Some results have surprised scientists. Bottled water was found to contain not only PET (the plastic used to make the bottle), but greater amounts of polyamides (from the nylon filters used to purify the water by reverse osmosis), plus polystyrene, polyvinyl chloride, polymethyl methacrylate (AKA plexiglass), and a host of other plastics of unknown origin and chemistry. Many were small enough to cross the blood-brain barrier and carry other molecules along with them. The health effects in humans are unknown, but animal studies have raised multiple concerns. Therefore, it could be prudent to avoid unnecessary exposure, especially in children.

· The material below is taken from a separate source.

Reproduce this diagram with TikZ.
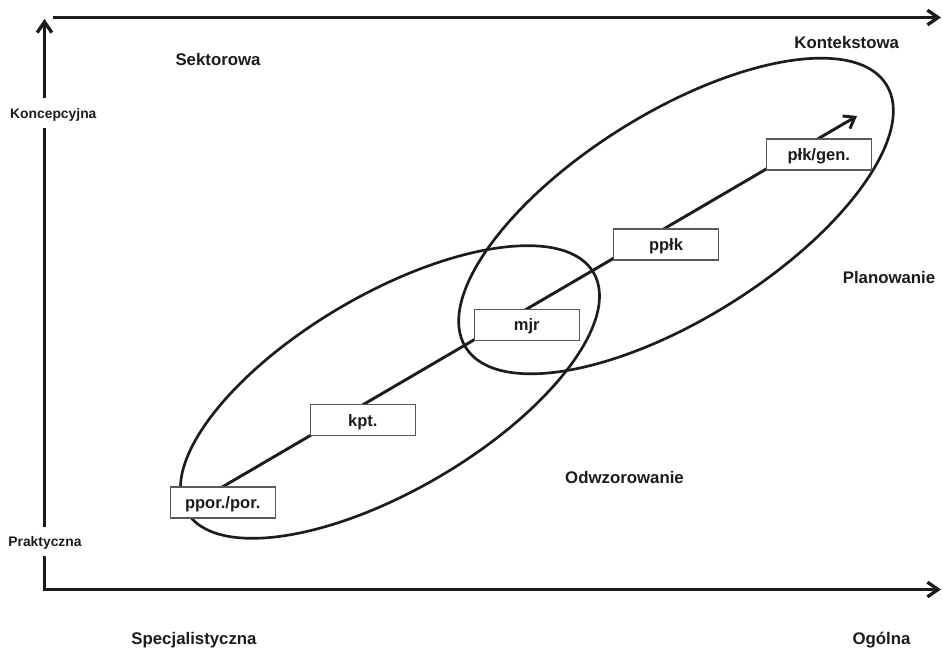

It’s impossible to avoid exposure, but here are some ways to minimize it:

  • Whenever possible, use glass or stainless-steel containers for beverages and food storage.
  • Never microwave food in plastic.
  • Do not wash plastic containers in the dishwasher.
  • Limit your consumption of canned foods – the can lining is likely made of plastic.
  • Reduce your consumption of processed foods. Consumer Reports recently detected phthalates in 84 of 85 processed foods tested, and most also contained bisphenols. But you may want your table salt to be more processed; sea salt can be high in plastic contamination.
  • Choose clothing made from natural materials.

You can also take steps to minimize the single-use plastic that you add to the environment by adjusting your daily purchase decisions.